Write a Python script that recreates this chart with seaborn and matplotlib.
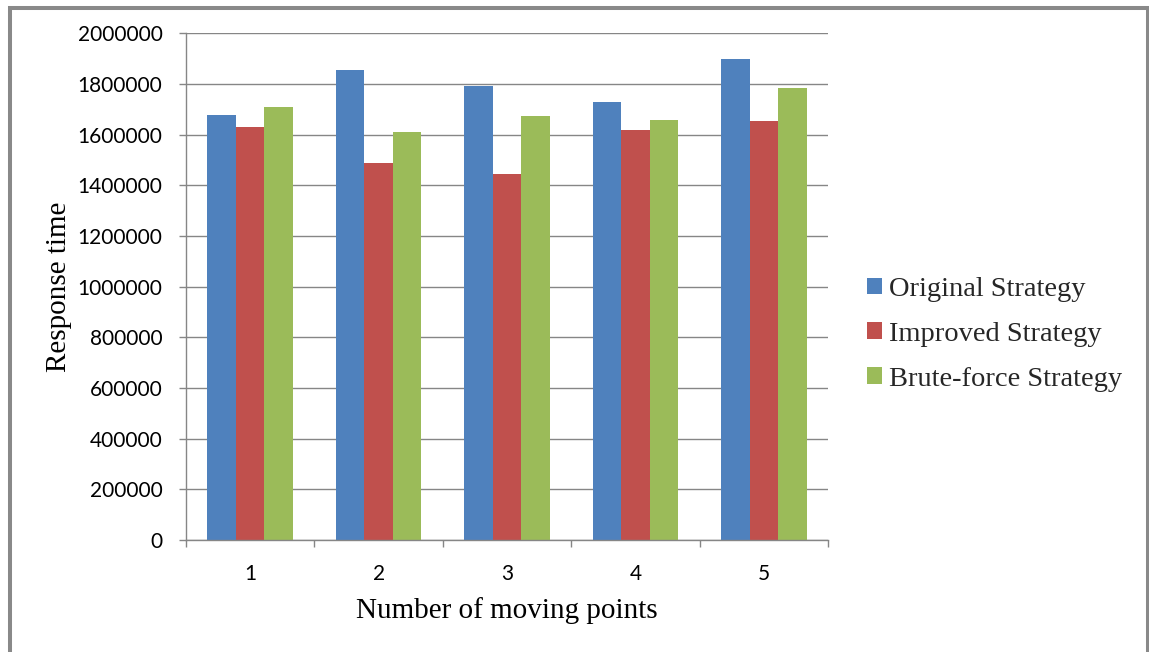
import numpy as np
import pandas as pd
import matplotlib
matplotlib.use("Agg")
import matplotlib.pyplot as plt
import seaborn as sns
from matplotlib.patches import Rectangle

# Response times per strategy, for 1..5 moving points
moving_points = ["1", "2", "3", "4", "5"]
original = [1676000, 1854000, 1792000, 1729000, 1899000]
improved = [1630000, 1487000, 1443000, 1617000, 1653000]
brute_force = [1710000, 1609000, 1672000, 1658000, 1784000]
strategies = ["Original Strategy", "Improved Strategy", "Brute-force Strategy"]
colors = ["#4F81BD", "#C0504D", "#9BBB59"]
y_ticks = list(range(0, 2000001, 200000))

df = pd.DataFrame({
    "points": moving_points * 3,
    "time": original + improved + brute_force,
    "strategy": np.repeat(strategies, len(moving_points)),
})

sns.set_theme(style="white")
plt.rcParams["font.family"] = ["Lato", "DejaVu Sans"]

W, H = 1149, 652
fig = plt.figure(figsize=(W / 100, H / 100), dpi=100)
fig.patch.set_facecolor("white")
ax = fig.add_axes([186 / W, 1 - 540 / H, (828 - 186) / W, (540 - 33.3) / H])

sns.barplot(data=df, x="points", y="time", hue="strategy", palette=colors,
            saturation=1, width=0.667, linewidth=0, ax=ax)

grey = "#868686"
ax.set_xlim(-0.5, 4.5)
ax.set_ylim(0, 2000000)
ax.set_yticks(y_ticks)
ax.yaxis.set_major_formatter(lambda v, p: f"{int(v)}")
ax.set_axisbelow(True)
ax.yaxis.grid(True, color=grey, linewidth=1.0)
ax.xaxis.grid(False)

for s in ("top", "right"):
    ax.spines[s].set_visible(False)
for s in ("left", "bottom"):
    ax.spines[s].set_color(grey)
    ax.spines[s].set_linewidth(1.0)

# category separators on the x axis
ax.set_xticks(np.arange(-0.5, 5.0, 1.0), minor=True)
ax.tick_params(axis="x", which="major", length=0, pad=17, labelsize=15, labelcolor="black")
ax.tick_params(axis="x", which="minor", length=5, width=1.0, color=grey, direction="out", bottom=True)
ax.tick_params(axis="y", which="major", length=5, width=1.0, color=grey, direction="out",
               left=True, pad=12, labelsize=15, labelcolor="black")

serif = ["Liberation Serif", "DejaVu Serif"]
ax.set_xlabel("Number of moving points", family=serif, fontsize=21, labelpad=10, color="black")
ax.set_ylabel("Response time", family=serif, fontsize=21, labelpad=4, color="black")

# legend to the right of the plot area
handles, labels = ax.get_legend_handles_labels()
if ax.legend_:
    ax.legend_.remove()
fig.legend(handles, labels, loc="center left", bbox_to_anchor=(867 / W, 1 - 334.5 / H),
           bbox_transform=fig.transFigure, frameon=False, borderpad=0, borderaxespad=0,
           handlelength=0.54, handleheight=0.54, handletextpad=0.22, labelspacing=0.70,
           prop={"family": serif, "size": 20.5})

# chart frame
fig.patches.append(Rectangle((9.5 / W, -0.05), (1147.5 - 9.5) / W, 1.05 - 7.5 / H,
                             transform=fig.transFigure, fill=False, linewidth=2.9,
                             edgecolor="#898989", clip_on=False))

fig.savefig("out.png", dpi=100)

==

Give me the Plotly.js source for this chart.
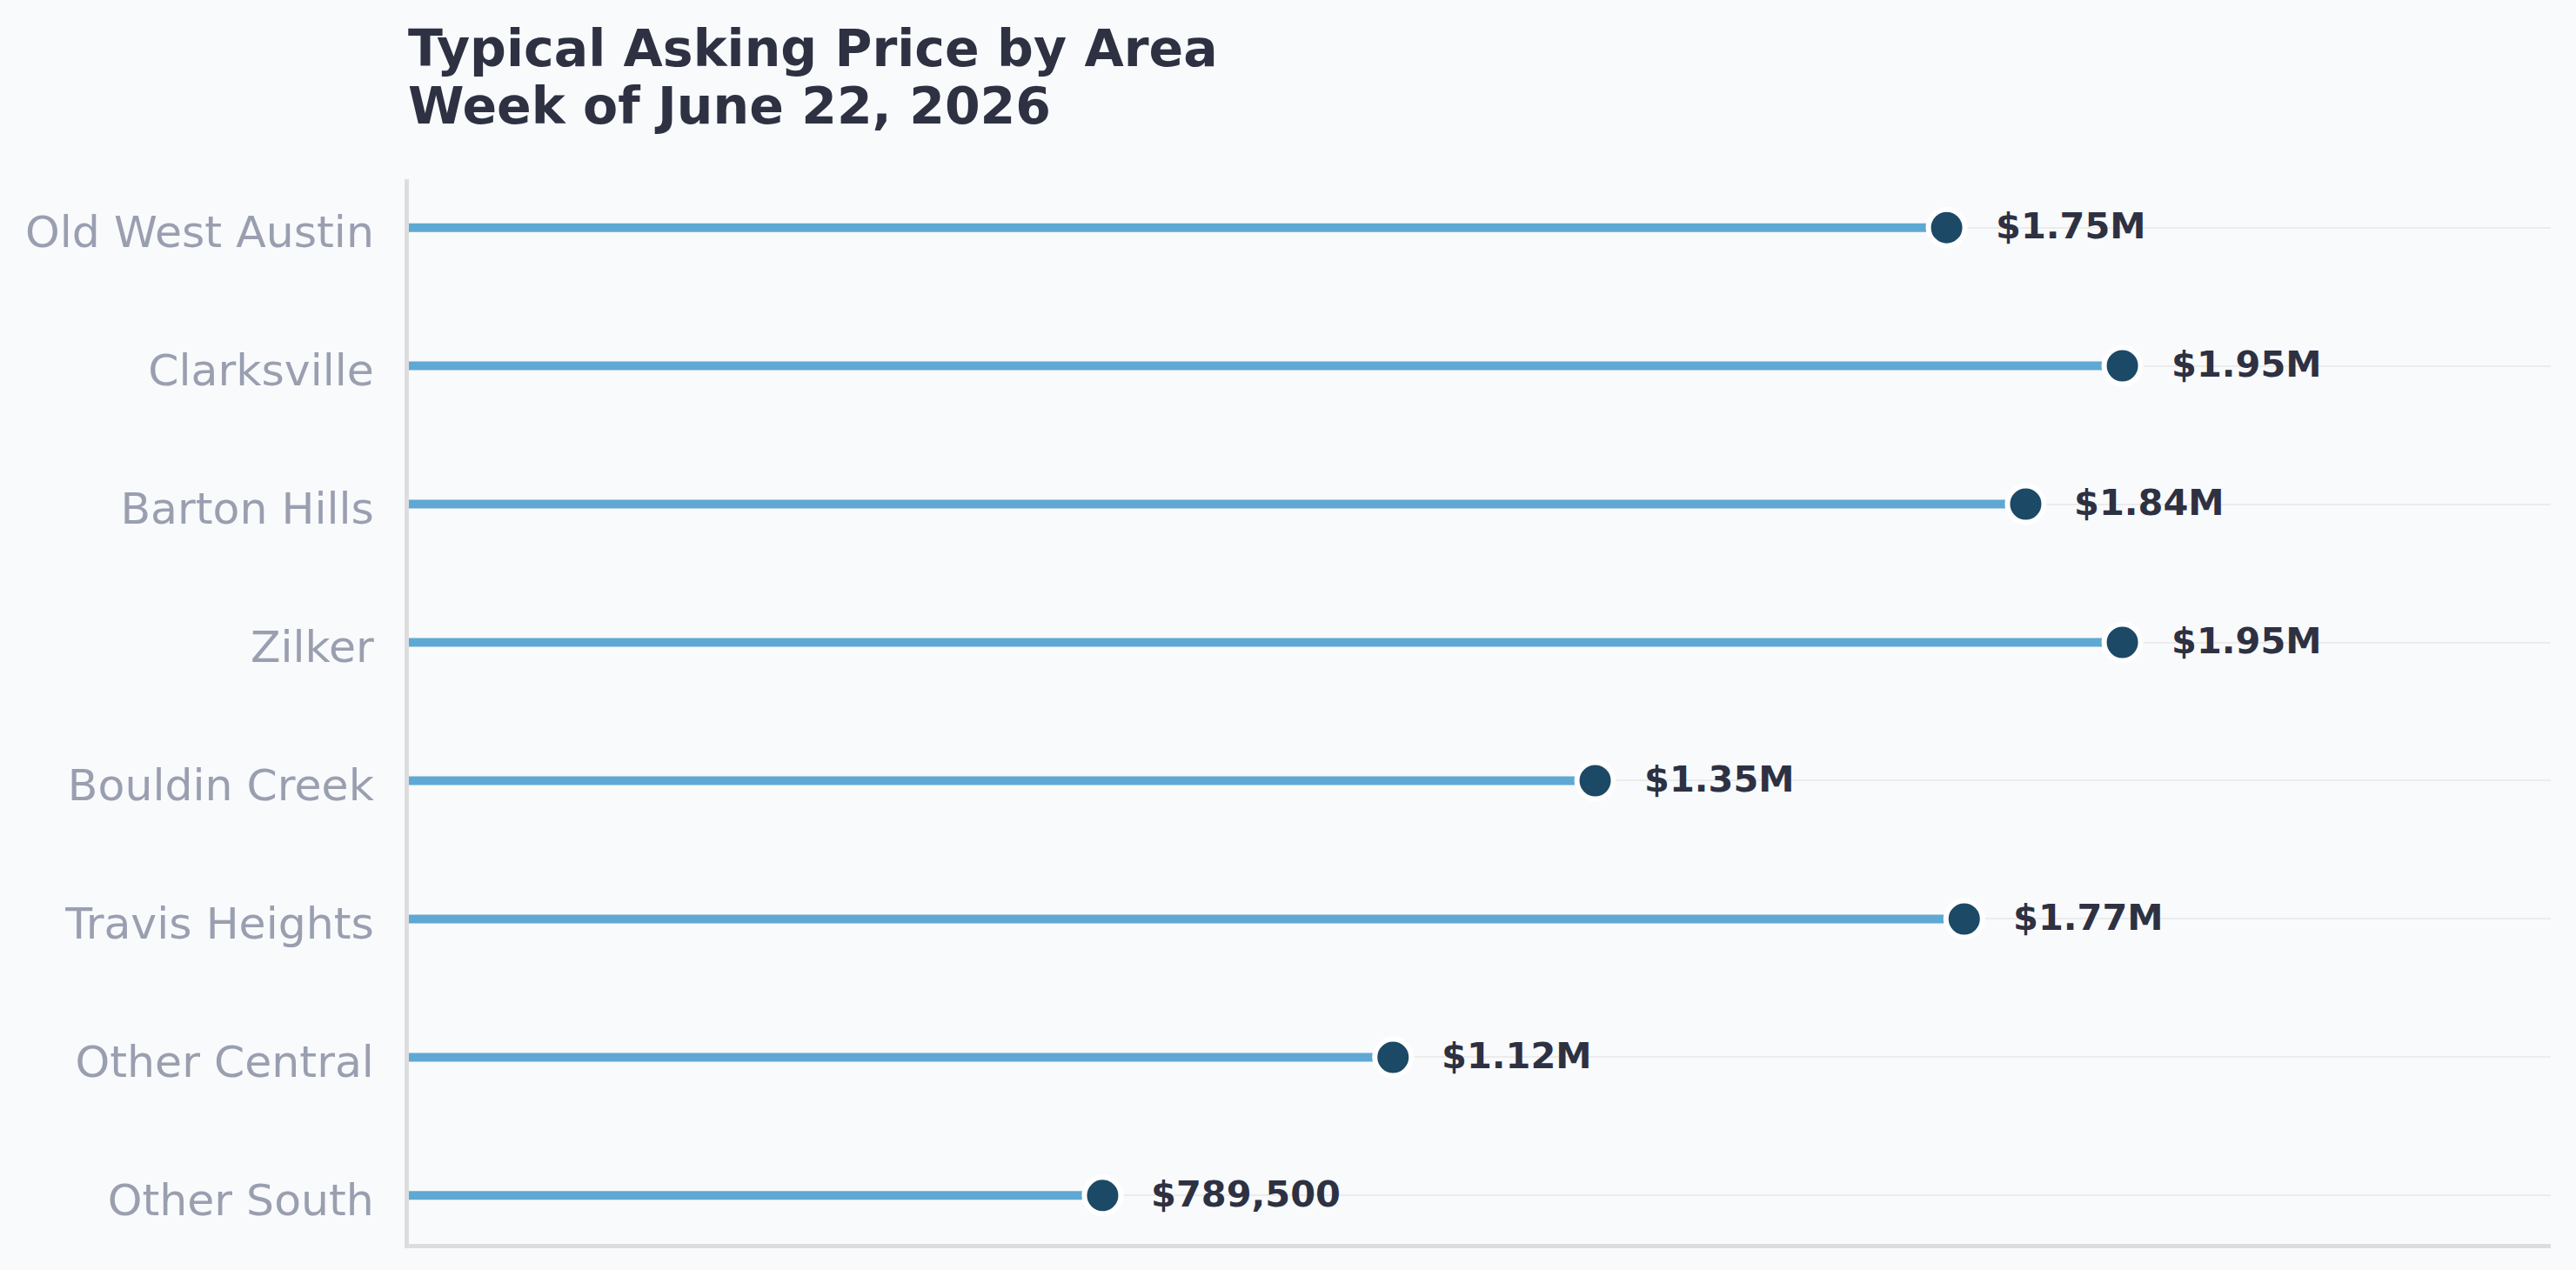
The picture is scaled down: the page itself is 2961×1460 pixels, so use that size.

What to work on: Leaving out all pictures, set down exactly the lines of the material above, from the line with "Write a Python" to the line with "from matplotlib.patches import Rectangle" inclusive, and no others.

Exercise result:
Write a Python script that recreates this chart with seaborn and matplotlib.
import numpy as np
import pandas as pd
import matplotlib
matplotlib.use("Agg")
import matplotlib.pyplot as plt
import seaborn as sns
from matplotlib.patches import Rectangle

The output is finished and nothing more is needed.